Nasional

Ibu Kota Negara Dipindah, Bagaimana Nasib Jakarta?

Sel, 27 Agustus 2019 | 04:50 WIB

Ibu Kota Negara Dipindah, Bagaimana Nasib Jakarta?

Monumen Nasional di Jakarta. (Foto: Antara)

Jakarta, NU Online
Keputusan memindahkan ibu kota negara memunculkan banyak pertanyaan di benak masyarakat Indonesia, khususnya Jakarta dan kota-kota di sekitarnya. Di antaranya bagaimana nasib Jakarta selanjutnya, serta sejumlah alasan dari berbagai sudut pandang terutama ketika masyarakat merasa sudah mapan dan nyaman dengan kondisi saat ini.

“Tentu ada yang bertanya, setelah ibu kota pindah ke wilayah Kaltim, lalu bagaimana nasib kota Jakarta?” ungkap Presiden Joko Widodo, Senin (26/8) di Jakarta.

Jokowi menjelaskan, kota ini (Jakarta, red) akan tetap menjadi prioritas pembangunan.
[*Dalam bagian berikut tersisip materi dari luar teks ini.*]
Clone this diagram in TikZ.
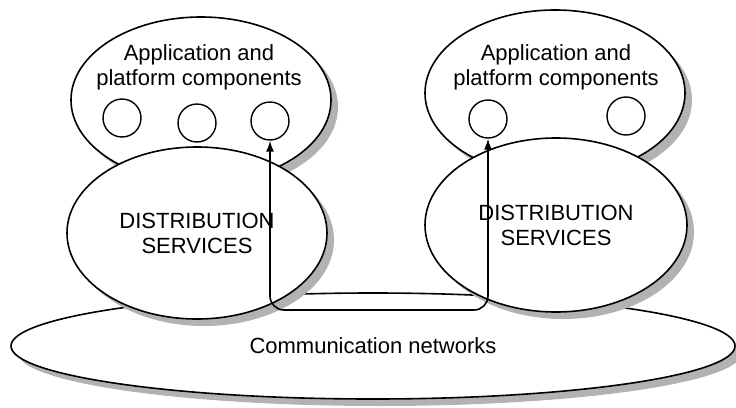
\documentclass[tikz,border=0pt]{standalone}
\usepackage{fontspec}
\setmainfont{Liberation Sans}
\usetikzlibrary{shapes.geometric,arrows.meta}
\definecolor{shadowgray}{RGB}{178,178,178}
\begin{document}
\begin{tikzpicture}[x=1pt,y=-1pt,
  blob/.style={ellipse, draw=black, line width=1.6pt, fill=white, inner sep=0pt},
  shadowfill/.style={fill=shadowgray, draw=none},
  comp/.style={circle, draw=black, line width=1.4pt, fill=white, minimum size=38pt, inner sep=0pt},
  lbl/.style={align=center, font=\fontsize{22}{25}\selectfont, inner sep=0pt},
  conn/.style={line width=1.6pt, rounded corners=14pt, {Latex[length=11pt,width=8pt]}-{Latex[length=11pt,width=8pt]}}
]
\useasboundingbox (0,0) rectangle (736,407);
% top ellipses
\path[shadowfill] (208,107) ellipse (130pt and 83pt);
\node[blob, minimum width=260pt, minimum height=166pt] (appL) at (201,100) {};
\path[shadowfill] (562,100) ellipse (130pt and 83pt);
\node[blob, minimum width=260pt, minimum height=166pt] (appR) at (555,93) {};
\node[lbl] (tL) at (199,67) {Application and\\platform components};
\node[lbl] (tR) at (556,67) {Application and\\platform components};
\node[comp] (c1) at (122,118) {};
\node[comp] (c2) at (197,123) {};
\node[comp] (c3) at (270,121) {};
\node[comp] (c4) at (488,119) {};
\node[comp] (c5) at (626,116) {};
% network
\path[shadowfill] (380,353) ellipse (362pt and 53pt);
\node[blob, lbl, minimum width=724pt, minimum height=106pt] (net) at (373,346) {Communication networks};
% distribution services
\path[shadowfill] (204,240) ellipse (130pt and 86pt);
\node[blob, lbl, minimum width=260pt, minimum height=172pt] (dL) at (197,233) {DISTRIBUTION\\SERVICES};
\path[shadowfill] (563,232) ellipse (131pt and 87pt);
\node[blob, lbl, minimum width=262pt, minimum height=174pt] (dR) at (556,225) {DISTRIBUTION\\SERVICES};
% connector
\coordinate (bl) at (c3.south |- 0,310);
\coordinate (br) at (c4.south |- 0,310);
\draw[conn] (c3.south) -- (bl) -- (br) -- (c4.south);
\end{tikzpicture}
\end{document}
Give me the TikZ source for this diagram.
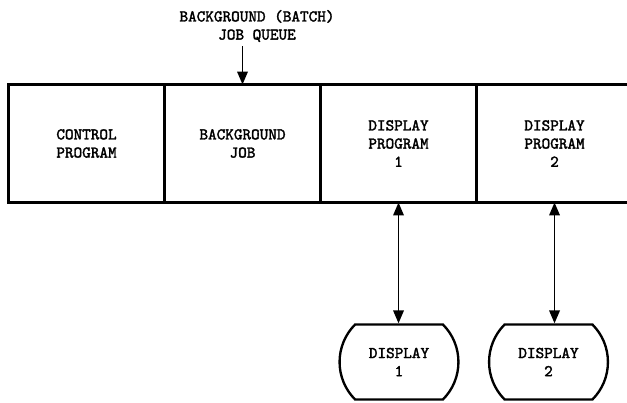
\documentclass[tikz,border=0pt]{standalone}
\usepackage{fontspec}
\setmonofont{lmmono10-regular.otf}[FakeBold=2]
\usetikzlibrary{arrows.meta,positioning,shapes.misc}

\begin{document}
\begin{tikzpicture}[
  x=0.03cm, y=-0.03cm,
  font=\ttfamily\fontsize{14}{15.5}\selectfont,
  every node/.style={align=center},
  cell/.style={draw, line width=2.2pt, outer sep=0pt,
    minimum width=4.68cm, minimum height=3.54cm},
  terminal/.style={draw, rounded rectangle, rounded rectangle arc length=90,
    line width=2pt, minimum width=3.8cm, minimum height=2.25cm},
  transfer/.style={-{Triangle[length=11pt,width=9pt]}, line width=1.4pt},
  duplex/.style={{Triangle[length=11pt,width=9pt]}-{Triangle[length=11pt,width=9pt]},
    line width=1.4pt}]
\useasboundingbox (0,0) rectangle (627,403);
\clip (0,0) rectangle (627,403);
% memory partitions
\node[cell] (control) at (86.5,143.5) {CONTROL\\PROGRAM};
\node[cell, right=0pt of control] (background) {BACKGROUND\\JOB};
\node[cell, right=0pt of background] (dprog1) {DISPLAY\\PROGRAM\\1};
\node[cell, right=0pt of dprog1] (dprog2) {DISPLAY\\PROGRAM\\2};
% queue feeding the background partition
\node (queue) at (257,26) {BACKGROUND (BATCH)\\JOB QUEUE};
\draw[transfer] (queue.south -| background.north) -- (background.north);
% display terminals
\node[terminal] (display1) at (399,362) {DISPLAY\\1};
\node[terminal] (display2) at (548.5,362) {DISPLAY\\2};
\draw[duplex] (dprog1.south) -- (dprog1.south |- display1.north);
\draw[duplex] (dprog2.south) -- (dprog2.south |- display2.north);
\end{tikzpicture}
\end{document}
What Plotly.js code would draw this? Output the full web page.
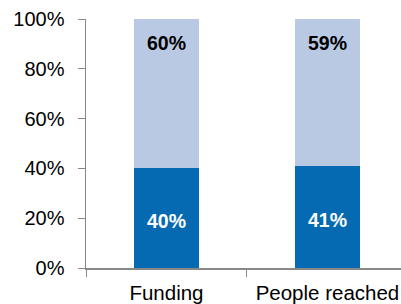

Jakarta terus dikembangkan menjadi kota bisnis, kota keuangan, pusat perdagangan, dan pusat jasa berskala regional dan global.

“Misalnya rencana Pemprov Jakarta untuk melakukan urban regeneration yang dianggarkan sebesar Rp571 triliun, tetap dijalankan. Pembahasannya bahkan sudah pada level teknis dan siap dieksekusi,” jelas Jokowi.

Istana Negara mengonfirmasi secara resmi bahwa Kabupaten Penajam Paser Utara dan Kabupaten Kutai Kartanegara yang ada di Provinsi Kalimantan Timur dipilih sebagai wilayah Ibu Kota Negara.

Presiden Jokowi menyampaikan bahwa pemerintah telah melakukan kajian-kajian mendalam, terutama dalam tiga tahun terakhir.

“Hasil kajian-kajian tersebut menyimpulkan, lokasi ibu kota baru yang paling ideal adalah di sebagian Kabupaten Penajam Paser Utara dan sebagian di Kabupaten Kutai Kartanegara,” ungkap mantan Wali Kota Solo ini.

Menurutnya, wilayah Jakarta saat ini menyangga beban yang sudah terlalu berat sebagai pusat pemerintahan, pusat bisnis, pusat keuangan, pusat perdagangan, dan pusat jasa. Bahkan, sebagai lokasi bandar udara dan pelabuhan laut terbesar di Indonesia.

“Kemacetan lalu lintas yang sudah terlanjur parah, polusi udara dan air kota ini harus segera kita tangani,” terangnya.

Mantan Gubernur DKI Jakarta ini menegaskan, problem tersebut bukan kesalahan Pemprov DKI Jakarta. Ini karena besarnya beban yang diberikan perekonomian Indonesia kepada Pulau Jawa dan kepada Jakarta.

“Kesenjangan ekonomi antara Jawa dan luar Jawa yang terus meningkat, meski sejak 2001 sudah dilakukan otonomi daerah,” jelas Jokowi.

Selain itu, sambungnya, beban Pulau Jawa juga semakin berat. Penduduknya sudah 150 juta atau 54 persen dari total penduduk Indonesia, dan 58 persen PDB ekonomi Indonesia itu ada di Pulau Jawa.

“Kita tidak bisa terus menerus membiarkan beban Jakarta dan beban Pulau Jawa yang semakin berat itu,” tegasnya.